Bullock’s invisibility in Friday’s game — outside of a couple of intentional fouls on fast breaks that made him seem like he was pulling off his best Pablo Prigioni impersonation — can be problematic. New York needed a boost from the perimeter, as they were more icy than Gucci Mane, shooting a cold 5-22 from three (22.7 percent) in the loss.

It’s obvious that opponents know how poor the Knicks’ shooting would be this season. Teams have opted to pack the paint or play zone defense to slow New York’s offense down. With Bullock brought in to provide a perimeter shooting threat, it’s been a major disappointment that he’s been unable to knock down shots consistently.

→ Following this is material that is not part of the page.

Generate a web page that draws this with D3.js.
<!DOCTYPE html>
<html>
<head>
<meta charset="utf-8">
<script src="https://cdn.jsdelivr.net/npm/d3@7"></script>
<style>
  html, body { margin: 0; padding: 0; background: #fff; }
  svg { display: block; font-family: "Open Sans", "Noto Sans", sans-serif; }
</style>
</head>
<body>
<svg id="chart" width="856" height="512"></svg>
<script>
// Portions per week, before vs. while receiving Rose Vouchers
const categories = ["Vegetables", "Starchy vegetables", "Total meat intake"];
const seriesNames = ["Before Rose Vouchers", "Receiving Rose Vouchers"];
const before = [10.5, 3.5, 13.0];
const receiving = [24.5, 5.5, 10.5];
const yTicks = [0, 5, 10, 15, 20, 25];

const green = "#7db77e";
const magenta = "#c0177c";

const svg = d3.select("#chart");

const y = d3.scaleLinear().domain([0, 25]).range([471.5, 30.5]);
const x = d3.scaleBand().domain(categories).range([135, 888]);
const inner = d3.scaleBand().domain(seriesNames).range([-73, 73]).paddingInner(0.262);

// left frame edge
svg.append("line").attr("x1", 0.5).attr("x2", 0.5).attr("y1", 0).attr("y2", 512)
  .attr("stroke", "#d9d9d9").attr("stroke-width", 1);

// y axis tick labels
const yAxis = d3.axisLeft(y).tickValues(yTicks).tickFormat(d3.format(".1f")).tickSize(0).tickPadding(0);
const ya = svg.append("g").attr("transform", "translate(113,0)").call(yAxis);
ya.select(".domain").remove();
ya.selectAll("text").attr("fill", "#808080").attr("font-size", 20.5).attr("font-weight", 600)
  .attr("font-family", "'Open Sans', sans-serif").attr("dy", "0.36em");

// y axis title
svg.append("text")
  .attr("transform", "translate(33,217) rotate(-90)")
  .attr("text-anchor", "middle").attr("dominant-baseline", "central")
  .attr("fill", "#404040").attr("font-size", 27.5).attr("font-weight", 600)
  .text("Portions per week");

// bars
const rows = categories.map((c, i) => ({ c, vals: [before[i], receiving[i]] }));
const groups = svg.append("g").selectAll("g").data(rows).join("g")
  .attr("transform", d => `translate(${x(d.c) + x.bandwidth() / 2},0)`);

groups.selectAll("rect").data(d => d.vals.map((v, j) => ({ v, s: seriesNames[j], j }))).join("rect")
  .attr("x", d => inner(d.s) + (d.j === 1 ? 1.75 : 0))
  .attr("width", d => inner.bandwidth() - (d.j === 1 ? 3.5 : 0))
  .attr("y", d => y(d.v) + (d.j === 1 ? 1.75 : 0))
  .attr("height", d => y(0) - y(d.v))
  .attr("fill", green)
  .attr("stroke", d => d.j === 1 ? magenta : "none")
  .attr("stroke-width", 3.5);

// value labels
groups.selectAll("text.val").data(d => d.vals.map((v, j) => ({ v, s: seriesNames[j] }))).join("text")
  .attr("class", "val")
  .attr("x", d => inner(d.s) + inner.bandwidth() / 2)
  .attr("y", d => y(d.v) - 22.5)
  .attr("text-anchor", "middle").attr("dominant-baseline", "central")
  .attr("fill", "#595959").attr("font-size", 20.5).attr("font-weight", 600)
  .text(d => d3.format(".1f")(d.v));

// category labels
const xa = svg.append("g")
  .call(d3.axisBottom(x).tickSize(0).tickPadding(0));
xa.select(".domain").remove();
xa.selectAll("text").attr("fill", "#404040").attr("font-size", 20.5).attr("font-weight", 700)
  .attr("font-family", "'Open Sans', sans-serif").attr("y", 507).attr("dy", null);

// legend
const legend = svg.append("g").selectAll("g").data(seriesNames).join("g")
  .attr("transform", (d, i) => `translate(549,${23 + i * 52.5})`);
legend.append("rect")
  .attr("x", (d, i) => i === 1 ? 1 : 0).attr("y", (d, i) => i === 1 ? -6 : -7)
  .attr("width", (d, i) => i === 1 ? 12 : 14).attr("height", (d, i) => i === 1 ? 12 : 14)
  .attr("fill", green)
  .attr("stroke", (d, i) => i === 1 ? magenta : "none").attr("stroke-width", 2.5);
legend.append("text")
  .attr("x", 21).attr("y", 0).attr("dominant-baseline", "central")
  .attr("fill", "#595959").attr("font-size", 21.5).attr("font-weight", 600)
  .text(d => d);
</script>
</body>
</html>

The Knicks put out a starting lineup that is limited from the perimeter. RJ Barrett, Julius Randle and Elfrid Payton all are below average shooters. Playing with three ball-dominant players, and a non-shooting center like Mitchell Robinson makes it crucial for Bullock to contribute as a perimeter threat on the outside. A career 38.3 percent shooter from the three-point line, Bullock has failed to recapture the hot shooting he experienced earlier in his career with the Detroit Pistons. Over a four-year stretch, Bullock never shot below 37.7 percent from three in any season with the Pistons.

Bullock was added to provide a 3-and-D role for the Knicks. His defense has been solid for the Knicks. And based off of the numbers, he’s had a positive impact. Though it’s somewhat noisy, the Knicks have defended better with Bullock on the floor, allowing only 102.0 points per 100 possessions when he’s on the floor versus 106.3 points per 100 possessions when he’s off the floor.

In 44 games over two seasons with the Knicks, Bullock has shot just 34.4 percent from beyond the arc. A below average percentage, that’s just not going to get it done for this Knicks offense desperately in need for some spacing.

Though he was never expected to be a significant part of the offense, the Knicks and coach Tom Thibodeau should think about utilizing Bullock with off ball movement more to get him going. A vast majority of his three-point shot attempts are standstill catch and shoot opportunities, but he might be able to create more room and rhythm with pin-downs or dribble handoffs. Bullock, at times, has developed a solid chemistry with Randle that has led to some quality offense out of dribble handoffs and Randle’s improved passing against double teams and zones.

Bullock can’t routinely create his own offense or plays for others. Since he’s not going to do much with the ball, the Knicks should try to leverage Bullock’s qualities as an off-ball threat. In his previous stop with the Detroit Pistons, a good portion of Bullock’s outside looks came out of dribble handoffs with Andre Drummond and Blake Griffin and pin-downs.

Simply, Bullock has not been able to make enough open shots. He’s shooting just 37.3 percent on catch and shoot opportunities. After Bullock, the Knicks have a couple of options. Alec Burks (52.2 percent from three) is a solid shooter from deep, and he’s able to put the ball down on the floor and create his own shot. He could get a try as a starter if Bullock continues to struggle shooting. Third year forward Kevin Knox also could be another option. He’s shot a surprising 41 percent from three on 61 attempts.

For Bullock, his struggles from three would be less noticeable on teams with other perimeter threats. But for a Knicks team starved for shooting, his performance is going to stand out for the wrong reasons.